## TASK TO CARRY OUT
From the entries that follow, reproduce exactly and only the lines from the line with "Generate a Python" to the line with "fig.savefig('out.png', dpi=100, facecolor=fig.get_facecolor())", endpoints included.

## DATA TO USE
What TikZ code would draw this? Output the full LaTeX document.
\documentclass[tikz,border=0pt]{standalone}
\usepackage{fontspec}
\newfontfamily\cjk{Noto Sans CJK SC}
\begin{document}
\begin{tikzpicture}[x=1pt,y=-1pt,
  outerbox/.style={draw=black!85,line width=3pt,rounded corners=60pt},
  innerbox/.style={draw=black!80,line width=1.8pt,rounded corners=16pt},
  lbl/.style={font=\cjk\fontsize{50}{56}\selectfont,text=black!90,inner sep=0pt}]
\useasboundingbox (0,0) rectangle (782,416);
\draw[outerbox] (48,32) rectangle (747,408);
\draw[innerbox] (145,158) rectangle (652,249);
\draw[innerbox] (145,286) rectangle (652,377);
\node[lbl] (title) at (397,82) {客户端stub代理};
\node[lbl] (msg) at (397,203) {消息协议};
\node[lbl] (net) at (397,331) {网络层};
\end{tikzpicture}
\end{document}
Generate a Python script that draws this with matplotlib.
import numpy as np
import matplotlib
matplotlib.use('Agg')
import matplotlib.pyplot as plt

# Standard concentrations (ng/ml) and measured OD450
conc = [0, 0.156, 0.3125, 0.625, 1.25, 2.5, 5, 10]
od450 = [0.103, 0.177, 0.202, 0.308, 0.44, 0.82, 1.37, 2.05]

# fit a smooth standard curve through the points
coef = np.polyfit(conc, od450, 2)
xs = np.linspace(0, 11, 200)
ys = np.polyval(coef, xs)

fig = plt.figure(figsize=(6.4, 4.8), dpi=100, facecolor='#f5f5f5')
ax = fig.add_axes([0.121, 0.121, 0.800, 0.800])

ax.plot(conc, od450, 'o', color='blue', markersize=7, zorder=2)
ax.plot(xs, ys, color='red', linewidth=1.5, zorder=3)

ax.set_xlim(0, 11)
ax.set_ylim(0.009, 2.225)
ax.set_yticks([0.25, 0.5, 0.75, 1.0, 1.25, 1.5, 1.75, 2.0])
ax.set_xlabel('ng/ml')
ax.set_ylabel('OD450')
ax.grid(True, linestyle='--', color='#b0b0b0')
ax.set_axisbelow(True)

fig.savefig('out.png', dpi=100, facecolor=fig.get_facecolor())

* * *

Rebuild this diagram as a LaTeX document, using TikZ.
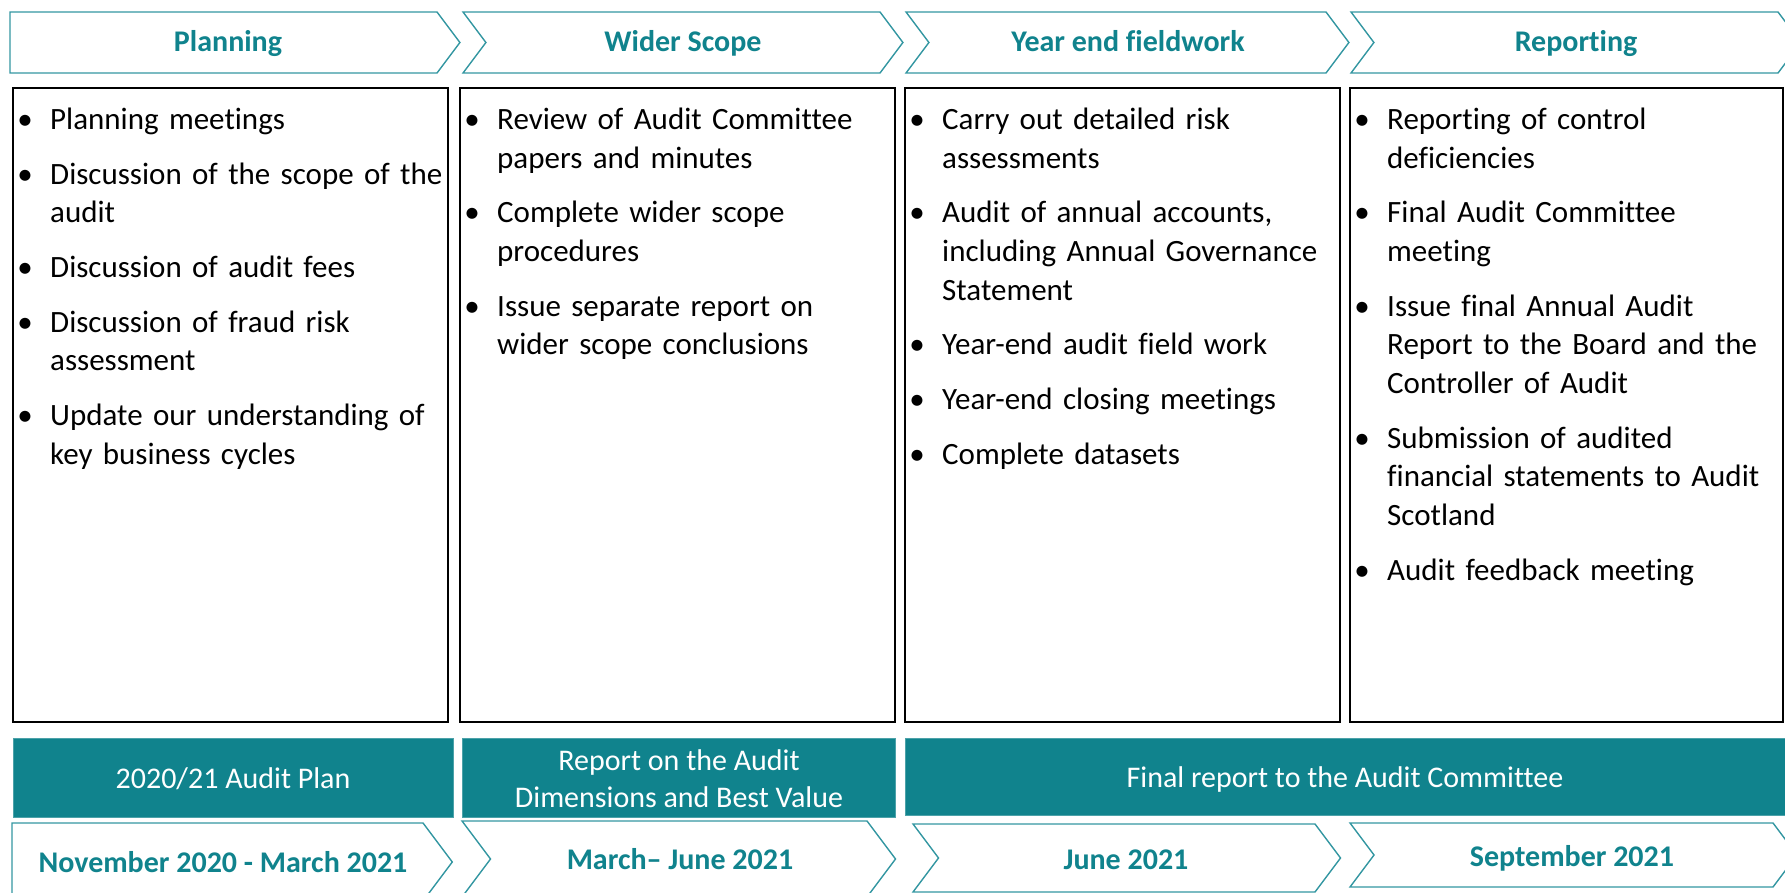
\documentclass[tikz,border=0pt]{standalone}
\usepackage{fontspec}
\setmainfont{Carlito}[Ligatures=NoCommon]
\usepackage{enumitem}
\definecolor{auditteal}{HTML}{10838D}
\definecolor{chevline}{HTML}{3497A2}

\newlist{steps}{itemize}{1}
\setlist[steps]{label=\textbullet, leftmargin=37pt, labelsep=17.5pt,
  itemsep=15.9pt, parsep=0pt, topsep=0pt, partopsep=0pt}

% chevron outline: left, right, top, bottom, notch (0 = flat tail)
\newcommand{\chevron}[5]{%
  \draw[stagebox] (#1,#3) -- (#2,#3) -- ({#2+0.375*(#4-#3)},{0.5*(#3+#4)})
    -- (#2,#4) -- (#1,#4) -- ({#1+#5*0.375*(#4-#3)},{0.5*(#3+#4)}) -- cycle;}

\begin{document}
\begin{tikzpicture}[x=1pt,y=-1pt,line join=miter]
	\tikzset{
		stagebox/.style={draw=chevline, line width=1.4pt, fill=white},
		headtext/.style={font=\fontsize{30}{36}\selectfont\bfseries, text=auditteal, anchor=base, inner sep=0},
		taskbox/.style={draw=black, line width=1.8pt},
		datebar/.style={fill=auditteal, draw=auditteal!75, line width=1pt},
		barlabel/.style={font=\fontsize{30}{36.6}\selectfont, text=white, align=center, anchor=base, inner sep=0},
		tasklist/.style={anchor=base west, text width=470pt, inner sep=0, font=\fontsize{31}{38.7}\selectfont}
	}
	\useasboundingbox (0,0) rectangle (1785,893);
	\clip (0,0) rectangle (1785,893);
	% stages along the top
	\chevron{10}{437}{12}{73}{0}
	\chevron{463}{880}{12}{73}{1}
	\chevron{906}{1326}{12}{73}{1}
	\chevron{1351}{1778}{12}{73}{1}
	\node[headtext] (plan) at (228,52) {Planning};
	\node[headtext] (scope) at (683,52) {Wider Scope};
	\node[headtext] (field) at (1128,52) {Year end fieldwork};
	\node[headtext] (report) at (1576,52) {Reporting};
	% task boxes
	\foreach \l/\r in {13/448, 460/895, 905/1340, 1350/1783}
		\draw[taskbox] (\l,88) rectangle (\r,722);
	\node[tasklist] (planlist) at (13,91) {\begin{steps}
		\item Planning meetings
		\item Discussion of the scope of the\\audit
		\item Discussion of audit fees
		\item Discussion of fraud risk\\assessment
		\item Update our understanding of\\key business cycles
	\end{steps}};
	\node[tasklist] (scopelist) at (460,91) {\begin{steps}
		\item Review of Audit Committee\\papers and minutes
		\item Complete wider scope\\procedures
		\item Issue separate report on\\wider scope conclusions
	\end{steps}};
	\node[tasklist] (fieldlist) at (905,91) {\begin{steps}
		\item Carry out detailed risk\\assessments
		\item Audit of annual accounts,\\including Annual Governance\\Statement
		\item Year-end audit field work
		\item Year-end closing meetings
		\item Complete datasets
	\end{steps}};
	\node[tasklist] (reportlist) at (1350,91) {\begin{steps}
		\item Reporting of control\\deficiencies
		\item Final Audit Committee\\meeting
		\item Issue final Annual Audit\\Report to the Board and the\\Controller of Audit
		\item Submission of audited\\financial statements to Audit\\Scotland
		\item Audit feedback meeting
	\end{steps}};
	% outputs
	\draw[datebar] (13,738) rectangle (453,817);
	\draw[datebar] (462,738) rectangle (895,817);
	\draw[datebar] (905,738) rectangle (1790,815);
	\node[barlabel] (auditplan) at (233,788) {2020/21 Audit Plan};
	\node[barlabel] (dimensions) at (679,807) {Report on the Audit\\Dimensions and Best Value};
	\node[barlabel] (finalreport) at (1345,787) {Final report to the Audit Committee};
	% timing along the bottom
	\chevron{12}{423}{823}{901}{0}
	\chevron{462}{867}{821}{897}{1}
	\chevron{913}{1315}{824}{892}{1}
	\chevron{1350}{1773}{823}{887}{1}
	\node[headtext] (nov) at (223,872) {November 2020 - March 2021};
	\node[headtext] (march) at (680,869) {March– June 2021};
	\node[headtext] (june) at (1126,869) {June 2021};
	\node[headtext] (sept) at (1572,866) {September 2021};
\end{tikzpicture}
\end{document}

==

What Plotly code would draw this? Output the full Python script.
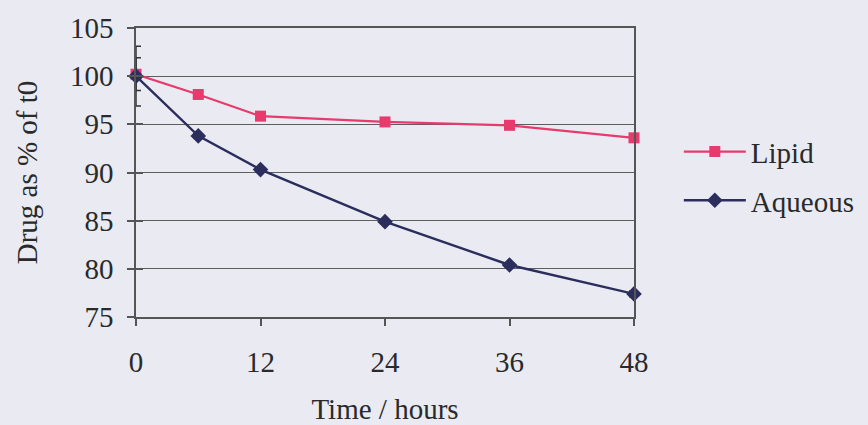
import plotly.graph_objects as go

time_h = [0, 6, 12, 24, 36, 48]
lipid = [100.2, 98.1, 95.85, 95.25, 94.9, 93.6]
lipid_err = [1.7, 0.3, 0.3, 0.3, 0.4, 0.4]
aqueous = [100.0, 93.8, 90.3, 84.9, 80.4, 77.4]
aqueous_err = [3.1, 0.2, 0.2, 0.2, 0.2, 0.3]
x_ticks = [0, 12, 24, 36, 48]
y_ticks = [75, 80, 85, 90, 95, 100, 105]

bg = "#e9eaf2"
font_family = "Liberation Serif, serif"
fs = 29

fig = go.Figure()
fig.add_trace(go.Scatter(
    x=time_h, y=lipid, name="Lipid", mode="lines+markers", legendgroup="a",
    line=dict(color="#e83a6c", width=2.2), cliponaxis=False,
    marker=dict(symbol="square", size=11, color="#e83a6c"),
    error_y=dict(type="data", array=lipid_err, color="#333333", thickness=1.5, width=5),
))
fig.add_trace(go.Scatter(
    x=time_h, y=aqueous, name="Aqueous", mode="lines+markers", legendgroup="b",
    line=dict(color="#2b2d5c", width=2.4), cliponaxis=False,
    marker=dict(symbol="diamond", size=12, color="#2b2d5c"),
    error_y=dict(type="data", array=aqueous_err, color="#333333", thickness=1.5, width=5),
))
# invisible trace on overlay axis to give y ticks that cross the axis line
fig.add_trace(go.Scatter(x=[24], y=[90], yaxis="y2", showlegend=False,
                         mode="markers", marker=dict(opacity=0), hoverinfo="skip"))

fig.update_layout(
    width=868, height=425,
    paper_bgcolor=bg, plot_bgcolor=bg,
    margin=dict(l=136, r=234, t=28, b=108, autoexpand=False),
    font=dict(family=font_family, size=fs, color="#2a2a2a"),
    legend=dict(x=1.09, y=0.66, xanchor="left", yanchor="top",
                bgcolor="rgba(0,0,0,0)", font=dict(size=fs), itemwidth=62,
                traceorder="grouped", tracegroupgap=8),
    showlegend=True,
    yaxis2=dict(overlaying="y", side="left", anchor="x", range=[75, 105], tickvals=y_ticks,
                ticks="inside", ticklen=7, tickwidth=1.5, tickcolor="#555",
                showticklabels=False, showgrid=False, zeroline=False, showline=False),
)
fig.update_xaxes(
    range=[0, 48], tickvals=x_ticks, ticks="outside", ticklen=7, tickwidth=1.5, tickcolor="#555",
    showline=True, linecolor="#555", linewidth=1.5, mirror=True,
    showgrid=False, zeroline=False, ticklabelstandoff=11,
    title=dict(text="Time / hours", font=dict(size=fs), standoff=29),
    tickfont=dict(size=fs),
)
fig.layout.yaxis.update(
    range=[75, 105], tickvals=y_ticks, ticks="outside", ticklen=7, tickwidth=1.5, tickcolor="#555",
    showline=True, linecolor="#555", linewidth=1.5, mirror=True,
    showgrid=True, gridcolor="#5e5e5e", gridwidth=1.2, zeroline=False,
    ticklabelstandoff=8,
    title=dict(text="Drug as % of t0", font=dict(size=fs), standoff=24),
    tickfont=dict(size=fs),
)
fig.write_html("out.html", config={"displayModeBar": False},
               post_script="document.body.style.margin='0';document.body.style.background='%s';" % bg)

## TASK OUTPUT
Generate a Python script that draws this with matplotlib.
import numpy as np
import matplotlib
matplotlib.use('Agg')
import matplotlib.pyplot as plt

# Standard concentrations (ng/ml) and measured OD450
conc = [0, 0.156, 0.3125, 0.625, 1.25, 2.5, 5, 10]
od450 = [0.103, 0.177, 0.202, 0.308, 0.44, 0.82, 1.37, 2.05]

# fit a smooth standard curve through the points
coef = np.polyfit(conc, od450, 2)
xs = np.linspace(0, 11, 200)
ys = np.polyval(coef, xs)

fig = plt.figure(figsize=(6.4, 4.8), dpi=100, facecolor='#f5f5f5')
ax = fig.add_axes([0.121, 0.121, 0.800, 0.800])

ax.plot(conc, od450, 'o', color='blue', markersize=7, zorder=2)
ax.plot(xs, ys, color='red', linewidth=1.5, zorder=3)

ax.set_xlim(0, 11)
ax.set_ylim(0.009, 2.225)
ax.set_yticks([0.25, 0.5, 0.75, 1.0, 1.25, 1.5, 1.75, 2.0])
ax.set_xlabel('ng/ml')
ax.set_ylabel('OD450')
ax.grid(True, linestyle='--', color='#b0b0b0')
ax.set_axisbelow(True)

fig.savefig('out.png', dpi=100, facecolor=fig.get_facecolor())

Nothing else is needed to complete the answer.